Nous aurons sans doute du mal à nous faire entendre, les mauvaises habitudes sont tenaces, mais gardons cela à l’esprit, le combat sera beau, au fondement des valeurs maçonniques, il mérite d’être engagé.

Soyons utopistes, les utopies d’aujourd’hui dessinent la réalité de notre monde de demain. La crise que nous traversons pourrait faire œuvre de transition, entre notre société héritée de l’ère industrielle et une société empreinte d’un nouvel humanisme, considérant l’homme et son écosystème.

Une nouvelle adresse est apparue au firmament de la crise : « Prenez soin de vous ». Elle recèle en elle-même un nouveau projet de société, une société du « care », dans laquelle primeraient la tolérance mutuelle, le respect des autres et de soi-même.

La projection d’une société plus égalitaire, résiliente face aux crises, implique que nous portions haut le projet d’instauration d’un revenu universel, dans le cadre d’une expérimentation nationale.

Nous nous sommes crus supérieurs à la nature.
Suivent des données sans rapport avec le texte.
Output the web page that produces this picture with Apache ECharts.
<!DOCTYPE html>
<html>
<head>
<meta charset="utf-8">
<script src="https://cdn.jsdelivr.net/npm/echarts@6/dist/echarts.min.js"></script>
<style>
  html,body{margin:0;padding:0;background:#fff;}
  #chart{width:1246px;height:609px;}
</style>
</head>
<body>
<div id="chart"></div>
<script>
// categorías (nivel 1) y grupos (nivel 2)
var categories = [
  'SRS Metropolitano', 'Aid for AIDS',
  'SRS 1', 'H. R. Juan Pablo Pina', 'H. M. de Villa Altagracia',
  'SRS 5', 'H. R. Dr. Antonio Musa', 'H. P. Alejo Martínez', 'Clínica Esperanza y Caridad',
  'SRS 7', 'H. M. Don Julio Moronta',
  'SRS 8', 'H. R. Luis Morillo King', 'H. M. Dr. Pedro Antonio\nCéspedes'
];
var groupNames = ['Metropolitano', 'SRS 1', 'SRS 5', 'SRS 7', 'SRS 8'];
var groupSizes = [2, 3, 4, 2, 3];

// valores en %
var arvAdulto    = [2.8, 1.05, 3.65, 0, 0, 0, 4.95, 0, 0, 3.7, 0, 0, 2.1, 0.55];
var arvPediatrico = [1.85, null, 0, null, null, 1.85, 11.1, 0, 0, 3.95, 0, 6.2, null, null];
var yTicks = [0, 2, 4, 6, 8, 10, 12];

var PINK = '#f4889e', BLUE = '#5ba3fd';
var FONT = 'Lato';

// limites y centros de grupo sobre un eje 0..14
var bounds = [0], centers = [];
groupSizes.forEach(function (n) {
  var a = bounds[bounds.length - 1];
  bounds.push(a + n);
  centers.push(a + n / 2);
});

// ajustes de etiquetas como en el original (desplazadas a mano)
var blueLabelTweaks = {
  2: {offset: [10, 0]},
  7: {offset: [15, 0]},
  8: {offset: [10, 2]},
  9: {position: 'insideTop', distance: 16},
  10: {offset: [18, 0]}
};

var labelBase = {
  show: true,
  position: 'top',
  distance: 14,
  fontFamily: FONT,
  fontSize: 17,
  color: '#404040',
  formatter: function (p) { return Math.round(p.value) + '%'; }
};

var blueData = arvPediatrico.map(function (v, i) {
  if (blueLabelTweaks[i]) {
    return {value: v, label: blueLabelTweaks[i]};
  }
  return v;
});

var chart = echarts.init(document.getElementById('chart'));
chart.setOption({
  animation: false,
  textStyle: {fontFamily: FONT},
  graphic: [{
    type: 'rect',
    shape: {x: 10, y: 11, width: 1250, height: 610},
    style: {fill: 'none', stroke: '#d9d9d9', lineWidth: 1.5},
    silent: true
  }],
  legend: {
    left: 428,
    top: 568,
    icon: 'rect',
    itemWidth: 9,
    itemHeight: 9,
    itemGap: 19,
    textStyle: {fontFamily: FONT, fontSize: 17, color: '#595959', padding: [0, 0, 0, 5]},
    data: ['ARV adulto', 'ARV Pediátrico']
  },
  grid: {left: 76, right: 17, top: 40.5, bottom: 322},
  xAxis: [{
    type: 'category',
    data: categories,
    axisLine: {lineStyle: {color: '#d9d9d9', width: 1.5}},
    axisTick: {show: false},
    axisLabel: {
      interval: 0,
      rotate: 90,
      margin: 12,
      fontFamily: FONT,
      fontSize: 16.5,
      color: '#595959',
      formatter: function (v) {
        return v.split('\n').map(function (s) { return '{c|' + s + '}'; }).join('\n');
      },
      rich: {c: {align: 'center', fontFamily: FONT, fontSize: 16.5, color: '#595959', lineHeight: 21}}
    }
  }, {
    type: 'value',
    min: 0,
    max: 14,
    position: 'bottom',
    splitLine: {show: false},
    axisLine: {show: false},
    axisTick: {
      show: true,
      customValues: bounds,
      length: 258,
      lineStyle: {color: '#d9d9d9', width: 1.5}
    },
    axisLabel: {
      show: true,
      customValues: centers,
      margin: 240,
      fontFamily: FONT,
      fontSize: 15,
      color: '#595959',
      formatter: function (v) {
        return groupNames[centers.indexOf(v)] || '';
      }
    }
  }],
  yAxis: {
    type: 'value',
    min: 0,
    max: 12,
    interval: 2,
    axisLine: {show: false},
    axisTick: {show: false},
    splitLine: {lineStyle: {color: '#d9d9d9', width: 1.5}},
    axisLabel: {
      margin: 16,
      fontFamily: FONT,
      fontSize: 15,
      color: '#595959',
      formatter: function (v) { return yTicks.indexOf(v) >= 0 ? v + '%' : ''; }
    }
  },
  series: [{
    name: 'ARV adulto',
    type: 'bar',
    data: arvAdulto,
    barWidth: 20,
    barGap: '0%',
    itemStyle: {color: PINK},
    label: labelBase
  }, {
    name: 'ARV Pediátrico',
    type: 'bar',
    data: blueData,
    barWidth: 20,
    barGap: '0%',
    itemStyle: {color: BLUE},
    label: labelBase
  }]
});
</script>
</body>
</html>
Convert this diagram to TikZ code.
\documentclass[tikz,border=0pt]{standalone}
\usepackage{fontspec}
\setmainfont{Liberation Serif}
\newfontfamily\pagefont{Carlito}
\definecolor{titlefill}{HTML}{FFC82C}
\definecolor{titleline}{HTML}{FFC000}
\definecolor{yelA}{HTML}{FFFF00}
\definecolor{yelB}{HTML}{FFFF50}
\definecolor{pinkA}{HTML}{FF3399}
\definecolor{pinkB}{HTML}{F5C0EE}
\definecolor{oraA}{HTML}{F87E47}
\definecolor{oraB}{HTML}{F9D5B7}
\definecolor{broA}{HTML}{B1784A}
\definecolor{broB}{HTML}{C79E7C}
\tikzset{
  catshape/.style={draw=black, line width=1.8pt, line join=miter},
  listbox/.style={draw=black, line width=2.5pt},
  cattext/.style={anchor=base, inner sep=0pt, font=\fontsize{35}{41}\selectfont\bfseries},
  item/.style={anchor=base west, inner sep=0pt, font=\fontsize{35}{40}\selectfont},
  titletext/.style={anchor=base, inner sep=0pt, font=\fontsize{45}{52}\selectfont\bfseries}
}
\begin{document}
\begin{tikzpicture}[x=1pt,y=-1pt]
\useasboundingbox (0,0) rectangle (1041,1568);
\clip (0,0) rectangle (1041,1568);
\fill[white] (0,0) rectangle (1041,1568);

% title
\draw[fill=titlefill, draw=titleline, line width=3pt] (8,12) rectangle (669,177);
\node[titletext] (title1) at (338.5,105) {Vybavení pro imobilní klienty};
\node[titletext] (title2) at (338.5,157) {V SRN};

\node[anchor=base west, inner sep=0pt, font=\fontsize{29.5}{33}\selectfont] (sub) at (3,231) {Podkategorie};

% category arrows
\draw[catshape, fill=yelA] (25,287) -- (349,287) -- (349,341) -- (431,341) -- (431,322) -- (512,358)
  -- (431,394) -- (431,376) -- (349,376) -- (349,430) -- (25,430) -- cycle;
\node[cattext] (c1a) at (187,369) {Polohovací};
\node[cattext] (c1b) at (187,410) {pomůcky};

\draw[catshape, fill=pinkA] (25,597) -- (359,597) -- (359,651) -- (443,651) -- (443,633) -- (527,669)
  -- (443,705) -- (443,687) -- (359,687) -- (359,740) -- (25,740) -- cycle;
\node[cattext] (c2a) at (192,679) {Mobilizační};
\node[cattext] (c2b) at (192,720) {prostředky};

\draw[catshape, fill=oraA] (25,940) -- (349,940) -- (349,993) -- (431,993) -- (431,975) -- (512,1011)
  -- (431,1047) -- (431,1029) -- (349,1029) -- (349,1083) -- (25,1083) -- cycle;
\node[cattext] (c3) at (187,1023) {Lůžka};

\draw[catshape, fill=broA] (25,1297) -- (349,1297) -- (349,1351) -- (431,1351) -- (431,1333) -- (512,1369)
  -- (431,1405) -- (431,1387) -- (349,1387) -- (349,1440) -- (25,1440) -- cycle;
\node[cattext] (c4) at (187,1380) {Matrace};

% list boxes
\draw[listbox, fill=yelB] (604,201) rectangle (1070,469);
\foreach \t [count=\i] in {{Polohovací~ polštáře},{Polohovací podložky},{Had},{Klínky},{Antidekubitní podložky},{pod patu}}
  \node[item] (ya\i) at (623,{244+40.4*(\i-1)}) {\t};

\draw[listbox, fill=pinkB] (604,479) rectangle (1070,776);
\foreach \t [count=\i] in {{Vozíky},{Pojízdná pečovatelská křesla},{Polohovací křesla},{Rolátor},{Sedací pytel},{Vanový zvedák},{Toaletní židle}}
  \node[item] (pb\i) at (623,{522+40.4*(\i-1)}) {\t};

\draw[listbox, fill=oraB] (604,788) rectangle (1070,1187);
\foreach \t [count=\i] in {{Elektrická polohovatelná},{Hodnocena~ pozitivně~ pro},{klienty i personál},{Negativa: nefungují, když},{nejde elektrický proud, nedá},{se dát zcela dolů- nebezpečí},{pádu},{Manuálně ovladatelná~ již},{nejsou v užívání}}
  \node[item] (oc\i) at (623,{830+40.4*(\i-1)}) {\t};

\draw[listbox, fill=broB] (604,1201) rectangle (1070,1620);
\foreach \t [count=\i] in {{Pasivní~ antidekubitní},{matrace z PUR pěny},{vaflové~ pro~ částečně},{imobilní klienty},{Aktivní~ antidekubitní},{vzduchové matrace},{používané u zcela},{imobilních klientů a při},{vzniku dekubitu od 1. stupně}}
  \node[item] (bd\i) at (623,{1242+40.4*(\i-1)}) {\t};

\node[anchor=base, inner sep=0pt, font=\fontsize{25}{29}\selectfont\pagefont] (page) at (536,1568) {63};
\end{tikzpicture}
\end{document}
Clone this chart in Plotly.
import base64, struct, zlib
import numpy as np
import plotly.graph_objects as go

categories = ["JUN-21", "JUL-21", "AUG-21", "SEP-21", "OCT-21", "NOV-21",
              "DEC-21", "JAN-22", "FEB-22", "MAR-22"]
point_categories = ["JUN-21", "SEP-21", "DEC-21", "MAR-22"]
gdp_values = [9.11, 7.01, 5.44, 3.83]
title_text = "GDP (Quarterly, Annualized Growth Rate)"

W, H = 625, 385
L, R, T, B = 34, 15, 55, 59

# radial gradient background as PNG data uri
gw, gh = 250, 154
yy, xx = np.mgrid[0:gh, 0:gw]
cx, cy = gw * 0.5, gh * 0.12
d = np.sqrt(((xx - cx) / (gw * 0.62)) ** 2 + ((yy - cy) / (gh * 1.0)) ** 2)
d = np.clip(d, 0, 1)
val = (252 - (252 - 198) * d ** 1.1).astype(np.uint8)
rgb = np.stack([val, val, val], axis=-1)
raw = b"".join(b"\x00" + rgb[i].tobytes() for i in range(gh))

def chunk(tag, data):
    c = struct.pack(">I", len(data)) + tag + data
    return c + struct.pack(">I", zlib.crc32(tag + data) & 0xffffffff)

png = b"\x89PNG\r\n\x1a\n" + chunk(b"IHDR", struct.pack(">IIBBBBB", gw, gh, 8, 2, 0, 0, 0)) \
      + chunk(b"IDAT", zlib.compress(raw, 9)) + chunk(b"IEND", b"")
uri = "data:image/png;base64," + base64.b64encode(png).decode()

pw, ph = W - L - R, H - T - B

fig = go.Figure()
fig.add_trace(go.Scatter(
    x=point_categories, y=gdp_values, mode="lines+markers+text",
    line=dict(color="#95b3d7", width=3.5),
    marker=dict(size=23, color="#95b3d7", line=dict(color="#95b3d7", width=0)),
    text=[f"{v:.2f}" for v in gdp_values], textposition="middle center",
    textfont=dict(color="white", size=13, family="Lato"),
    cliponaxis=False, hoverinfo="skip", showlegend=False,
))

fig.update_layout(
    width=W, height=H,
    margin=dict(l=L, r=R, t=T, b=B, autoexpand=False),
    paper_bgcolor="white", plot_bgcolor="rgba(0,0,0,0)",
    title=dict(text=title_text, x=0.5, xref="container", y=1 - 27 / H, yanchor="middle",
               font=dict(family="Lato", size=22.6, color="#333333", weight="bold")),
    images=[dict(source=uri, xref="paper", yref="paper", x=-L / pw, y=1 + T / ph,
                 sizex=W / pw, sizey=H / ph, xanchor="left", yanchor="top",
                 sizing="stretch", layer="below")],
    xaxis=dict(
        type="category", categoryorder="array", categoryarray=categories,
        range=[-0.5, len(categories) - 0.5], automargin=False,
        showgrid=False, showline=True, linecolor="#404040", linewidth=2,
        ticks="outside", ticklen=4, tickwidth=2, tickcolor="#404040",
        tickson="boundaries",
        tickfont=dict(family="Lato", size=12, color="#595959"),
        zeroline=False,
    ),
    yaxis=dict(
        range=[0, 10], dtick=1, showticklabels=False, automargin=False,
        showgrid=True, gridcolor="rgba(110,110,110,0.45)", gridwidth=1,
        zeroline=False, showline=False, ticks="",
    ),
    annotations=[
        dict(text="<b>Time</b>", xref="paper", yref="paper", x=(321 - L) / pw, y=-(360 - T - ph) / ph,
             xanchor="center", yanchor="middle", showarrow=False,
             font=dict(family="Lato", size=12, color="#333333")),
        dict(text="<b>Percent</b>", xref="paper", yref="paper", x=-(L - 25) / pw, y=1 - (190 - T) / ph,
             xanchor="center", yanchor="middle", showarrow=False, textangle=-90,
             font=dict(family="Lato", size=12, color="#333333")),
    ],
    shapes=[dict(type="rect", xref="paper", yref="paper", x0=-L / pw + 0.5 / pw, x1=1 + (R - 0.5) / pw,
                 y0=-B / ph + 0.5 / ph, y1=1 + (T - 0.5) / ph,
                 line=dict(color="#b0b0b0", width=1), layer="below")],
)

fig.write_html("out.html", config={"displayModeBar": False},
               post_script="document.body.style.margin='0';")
L’ignorance des effets de nos actions sur notre environnement nous a fragilisés.

« Les terrestres (les humains) ont le délicat problème de découvrir de combien d’autres êtres ils ont besoin pour subsister.  C’est en dressant cette liste qu’ils dessinent leur terrain de vie. » écrit Bruno Latour, sociologue, anthropologue et philosophe des sciences.

Ouvrons la porte d’un humanisme écologique : L’écologie comme la recherche d’une harmonie entre les hommes et leur environnement, leurs territoires, leur écosystème en interaction avec les mondes animal et végétal. Loin de nous l’idée d’une sanctuarisation de la nature, comme on pourvoit à la survie de certaines espèces animales en favorisant leur reproduction dans les parcs zoologiques.

La démarche que nous préconisons est celle de l’élaboration d’un projet systémique du « vivre ensemble », réunissant les Hommes, le règne animal et les végétaux.

Une écologie à la croisée de l’écologie profonde – les êtres vivants ont une valeur intrinsèque indépendante de leur utilité pour les hommes – et du développement durable – la croissance économique s’inscrit dans une perspective de long terme qui intègre les contraintes économiques et sociales.

La crise aura mis l’accent sur nos faiblesses et sur nos fragilités. Nos valeurs d’égalité et de fraternité entre les hommes doivent être réaffirmées et se traduire en actions. L’écologie est l’humanisme du 21e siècle. L’homme est une espèce animale dont la survie est durablement liée à celle de son écosystème.